_Task inputs_:
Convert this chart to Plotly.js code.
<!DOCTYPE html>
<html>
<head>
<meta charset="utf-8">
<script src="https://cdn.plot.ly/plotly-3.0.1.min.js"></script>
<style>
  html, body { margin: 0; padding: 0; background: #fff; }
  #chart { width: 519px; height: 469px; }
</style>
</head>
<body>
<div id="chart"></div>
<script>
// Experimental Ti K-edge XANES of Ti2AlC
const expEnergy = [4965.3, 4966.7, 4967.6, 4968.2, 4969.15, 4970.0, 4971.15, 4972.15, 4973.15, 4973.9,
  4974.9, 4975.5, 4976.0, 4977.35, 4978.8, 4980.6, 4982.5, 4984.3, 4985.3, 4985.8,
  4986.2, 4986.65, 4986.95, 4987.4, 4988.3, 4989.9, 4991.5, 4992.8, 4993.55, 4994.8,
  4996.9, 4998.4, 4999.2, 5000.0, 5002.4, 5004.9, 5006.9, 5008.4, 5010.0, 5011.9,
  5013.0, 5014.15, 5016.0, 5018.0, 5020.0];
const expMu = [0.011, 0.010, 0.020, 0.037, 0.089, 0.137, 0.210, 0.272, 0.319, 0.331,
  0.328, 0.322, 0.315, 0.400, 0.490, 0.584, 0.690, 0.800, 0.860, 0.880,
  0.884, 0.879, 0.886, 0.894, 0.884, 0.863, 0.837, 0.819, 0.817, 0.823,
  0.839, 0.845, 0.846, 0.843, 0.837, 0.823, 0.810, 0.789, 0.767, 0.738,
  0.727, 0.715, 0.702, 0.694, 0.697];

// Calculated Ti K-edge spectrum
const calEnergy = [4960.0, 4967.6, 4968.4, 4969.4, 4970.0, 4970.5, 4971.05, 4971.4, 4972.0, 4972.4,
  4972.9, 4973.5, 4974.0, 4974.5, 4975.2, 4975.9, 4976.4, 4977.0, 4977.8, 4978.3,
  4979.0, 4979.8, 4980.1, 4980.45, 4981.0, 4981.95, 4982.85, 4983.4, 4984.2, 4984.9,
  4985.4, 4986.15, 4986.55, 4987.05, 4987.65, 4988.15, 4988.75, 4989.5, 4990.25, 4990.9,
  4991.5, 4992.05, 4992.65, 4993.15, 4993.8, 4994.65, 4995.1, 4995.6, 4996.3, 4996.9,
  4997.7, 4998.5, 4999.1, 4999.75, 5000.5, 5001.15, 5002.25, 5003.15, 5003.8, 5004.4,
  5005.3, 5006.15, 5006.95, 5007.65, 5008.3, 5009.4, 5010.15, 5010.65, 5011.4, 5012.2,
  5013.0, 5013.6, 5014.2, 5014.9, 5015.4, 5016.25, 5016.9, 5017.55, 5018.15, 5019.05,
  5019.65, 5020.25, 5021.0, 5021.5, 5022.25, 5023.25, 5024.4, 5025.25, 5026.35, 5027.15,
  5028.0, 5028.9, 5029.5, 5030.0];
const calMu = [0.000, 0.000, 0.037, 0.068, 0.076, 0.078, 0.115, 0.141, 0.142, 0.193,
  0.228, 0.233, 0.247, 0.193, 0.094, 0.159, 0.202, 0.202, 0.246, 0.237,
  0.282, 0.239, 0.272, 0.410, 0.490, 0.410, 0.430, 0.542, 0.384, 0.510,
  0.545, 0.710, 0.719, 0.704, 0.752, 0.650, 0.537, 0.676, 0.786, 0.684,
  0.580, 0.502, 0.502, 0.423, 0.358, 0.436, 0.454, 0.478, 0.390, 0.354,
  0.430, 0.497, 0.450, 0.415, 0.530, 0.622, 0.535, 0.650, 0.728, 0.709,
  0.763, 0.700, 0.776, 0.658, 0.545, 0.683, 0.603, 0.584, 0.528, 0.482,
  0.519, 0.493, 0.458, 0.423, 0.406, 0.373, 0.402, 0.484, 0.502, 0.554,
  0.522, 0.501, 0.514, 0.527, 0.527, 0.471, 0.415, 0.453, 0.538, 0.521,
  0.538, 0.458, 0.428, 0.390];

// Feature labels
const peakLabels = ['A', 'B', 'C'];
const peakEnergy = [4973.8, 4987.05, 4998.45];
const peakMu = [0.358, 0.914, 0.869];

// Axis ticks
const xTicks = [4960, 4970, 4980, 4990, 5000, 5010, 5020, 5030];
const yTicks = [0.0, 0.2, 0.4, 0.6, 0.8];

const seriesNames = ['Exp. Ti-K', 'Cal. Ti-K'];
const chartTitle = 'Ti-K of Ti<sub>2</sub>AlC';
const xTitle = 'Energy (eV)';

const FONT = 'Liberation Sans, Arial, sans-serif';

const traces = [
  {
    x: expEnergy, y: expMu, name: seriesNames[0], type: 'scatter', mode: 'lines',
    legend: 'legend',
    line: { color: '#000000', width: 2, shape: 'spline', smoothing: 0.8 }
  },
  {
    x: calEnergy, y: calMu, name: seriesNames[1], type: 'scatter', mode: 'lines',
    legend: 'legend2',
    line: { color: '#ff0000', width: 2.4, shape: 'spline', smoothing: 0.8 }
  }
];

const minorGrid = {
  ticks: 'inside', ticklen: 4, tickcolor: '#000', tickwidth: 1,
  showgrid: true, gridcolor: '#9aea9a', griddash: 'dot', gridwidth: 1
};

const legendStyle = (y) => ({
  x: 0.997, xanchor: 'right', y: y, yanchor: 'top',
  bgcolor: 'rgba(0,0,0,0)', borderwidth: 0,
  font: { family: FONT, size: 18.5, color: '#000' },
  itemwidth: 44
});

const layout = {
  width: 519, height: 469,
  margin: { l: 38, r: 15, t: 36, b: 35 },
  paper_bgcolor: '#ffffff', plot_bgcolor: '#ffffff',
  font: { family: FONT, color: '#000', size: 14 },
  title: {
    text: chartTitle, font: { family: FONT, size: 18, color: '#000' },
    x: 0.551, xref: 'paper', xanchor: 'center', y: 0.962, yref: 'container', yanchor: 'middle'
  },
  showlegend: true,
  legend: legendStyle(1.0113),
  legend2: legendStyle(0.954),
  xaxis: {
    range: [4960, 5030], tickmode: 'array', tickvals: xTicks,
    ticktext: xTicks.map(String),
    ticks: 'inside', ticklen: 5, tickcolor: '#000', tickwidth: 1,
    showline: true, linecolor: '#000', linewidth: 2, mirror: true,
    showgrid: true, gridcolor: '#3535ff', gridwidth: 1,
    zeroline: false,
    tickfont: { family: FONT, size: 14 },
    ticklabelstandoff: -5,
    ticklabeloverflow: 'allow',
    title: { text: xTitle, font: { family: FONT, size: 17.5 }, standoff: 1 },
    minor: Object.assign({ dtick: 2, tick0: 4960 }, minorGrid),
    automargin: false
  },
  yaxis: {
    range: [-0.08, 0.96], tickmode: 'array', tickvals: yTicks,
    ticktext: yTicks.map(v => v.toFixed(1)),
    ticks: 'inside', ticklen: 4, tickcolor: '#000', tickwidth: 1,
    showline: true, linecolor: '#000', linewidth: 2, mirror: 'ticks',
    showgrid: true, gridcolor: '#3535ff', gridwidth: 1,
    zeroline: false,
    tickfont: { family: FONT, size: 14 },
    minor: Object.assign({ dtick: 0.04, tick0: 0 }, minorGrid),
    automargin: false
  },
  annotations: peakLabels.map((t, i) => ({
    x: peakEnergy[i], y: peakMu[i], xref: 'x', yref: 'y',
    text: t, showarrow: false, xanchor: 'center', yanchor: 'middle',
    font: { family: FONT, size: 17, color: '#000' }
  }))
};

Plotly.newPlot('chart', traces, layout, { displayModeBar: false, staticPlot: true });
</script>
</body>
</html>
---
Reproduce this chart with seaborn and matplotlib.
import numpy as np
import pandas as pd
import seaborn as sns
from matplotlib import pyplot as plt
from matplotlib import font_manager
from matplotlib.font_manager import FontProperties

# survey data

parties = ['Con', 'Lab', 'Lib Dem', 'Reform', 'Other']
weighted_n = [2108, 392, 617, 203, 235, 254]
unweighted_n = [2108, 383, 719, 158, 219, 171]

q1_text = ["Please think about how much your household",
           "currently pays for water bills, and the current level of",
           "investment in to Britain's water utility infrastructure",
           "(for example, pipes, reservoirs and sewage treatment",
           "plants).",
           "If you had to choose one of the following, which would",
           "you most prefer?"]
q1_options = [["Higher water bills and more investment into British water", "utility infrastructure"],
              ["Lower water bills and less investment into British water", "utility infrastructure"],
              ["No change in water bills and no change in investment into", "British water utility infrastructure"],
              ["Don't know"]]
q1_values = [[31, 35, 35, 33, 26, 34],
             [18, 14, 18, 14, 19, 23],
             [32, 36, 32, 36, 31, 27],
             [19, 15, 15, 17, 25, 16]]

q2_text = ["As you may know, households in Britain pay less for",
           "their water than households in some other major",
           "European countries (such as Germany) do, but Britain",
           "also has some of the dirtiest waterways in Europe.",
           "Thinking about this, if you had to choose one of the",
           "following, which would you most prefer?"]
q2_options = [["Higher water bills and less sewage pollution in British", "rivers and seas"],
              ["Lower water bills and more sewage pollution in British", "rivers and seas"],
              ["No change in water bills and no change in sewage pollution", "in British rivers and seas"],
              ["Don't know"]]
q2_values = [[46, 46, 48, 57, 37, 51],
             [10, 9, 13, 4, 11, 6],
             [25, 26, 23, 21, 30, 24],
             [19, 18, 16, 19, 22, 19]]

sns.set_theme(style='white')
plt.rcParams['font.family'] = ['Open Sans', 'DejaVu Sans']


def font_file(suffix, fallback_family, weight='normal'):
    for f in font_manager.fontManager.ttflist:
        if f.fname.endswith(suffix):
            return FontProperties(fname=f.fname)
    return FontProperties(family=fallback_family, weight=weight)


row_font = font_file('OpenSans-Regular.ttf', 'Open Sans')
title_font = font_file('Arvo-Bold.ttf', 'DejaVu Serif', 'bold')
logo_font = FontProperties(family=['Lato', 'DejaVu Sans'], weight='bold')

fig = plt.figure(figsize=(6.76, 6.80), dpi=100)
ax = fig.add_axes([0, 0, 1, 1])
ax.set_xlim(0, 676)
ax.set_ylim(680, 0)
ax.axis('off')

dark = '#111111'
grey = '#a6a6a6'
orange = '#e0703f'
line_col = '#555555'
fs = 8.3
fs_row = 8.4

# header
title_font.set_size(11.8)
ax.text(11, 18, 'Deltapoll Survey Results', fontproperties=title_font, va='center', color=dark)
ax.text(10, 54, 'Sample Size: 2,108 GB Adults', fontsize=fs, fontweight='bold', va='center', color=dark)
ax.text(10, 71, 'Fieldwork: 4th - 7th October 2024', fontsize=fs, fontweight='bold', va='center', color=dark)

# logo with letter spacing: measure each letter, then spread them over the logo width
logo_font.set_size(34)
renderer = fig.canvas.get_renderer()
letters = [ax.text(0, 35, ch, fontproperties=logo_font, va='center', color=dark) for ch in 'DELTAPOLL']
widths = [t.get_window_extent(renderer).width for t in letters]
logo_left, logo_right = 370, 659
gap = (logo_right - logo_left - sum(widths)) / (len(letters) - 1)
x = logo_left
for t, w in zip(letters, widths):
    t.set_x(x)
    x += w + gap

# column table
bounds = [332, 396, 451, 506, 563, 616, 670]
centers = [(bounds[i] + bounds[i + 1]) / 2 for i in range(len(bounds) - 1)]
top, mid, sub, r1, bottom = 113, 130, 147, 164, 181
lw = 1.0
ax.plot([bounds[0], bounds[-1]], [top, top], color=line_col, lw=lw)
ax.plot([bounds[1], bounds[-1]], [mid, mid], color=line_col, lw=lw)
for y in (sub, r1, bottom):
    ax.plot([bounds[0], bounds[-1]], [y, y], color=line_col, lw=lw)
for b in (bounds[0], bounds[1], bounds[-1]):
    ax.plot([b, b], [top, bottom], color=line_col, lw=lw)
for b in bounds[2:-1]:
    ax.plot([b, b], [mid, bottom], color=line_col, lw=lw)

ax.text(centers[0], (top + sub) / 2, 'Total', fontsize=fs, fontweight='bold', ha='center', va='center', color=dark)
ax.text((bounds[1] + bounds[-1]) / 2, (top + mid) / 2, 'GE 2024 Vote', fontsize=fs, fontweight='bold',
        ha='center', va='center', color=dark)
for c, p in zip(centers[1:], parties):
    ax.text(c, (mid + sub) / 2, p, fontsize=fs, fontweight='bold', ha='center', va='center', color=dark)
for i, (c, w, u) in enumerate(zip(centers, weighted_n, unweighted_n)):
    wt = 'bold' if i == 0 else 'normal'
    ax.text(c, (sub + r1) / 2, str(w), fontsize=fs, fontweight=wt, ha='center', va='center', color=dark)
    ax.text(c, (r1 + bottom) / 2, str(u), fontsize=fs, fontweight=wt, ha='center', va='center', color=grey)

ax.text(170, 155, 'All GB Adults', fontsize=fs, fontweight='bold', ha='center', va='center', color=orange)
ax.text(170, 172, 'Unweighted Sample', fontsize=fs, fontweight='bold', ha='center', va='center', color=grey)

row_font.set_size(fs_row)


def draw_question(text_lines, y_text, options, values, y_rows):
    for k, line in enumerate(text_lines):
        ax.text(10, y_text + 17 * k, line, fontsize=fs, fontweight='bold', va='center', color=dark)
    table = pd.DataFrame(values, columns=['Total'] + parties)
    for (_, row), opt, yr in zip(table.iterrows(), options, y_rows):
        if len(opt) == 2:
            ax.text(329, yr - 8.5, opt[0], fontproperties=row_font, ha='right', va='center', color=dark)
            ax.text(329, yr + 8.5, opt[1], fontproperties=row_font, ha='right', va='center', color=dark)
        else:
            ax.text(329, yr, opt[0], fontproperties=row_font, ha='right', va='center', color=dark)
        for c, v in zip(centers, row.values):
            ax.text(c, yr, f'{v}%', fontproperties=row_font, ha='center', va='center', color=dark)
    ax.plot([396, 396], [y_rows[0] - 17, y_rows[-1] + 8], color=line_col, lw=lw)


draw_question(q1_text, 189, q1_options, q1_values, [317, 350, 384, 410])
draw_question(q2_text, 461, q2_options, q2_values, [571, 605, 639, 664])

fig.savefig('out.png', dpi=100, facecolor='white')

_What the task asks_: Copy every line of the records above that contains "matplotlib".

_Task result_:
Reproduce this chart with seaborn and matplotlib.
from matplotlib import pyplot as plt
from matplotlib import font_manager
from matplotlib.font_manager import FontProperties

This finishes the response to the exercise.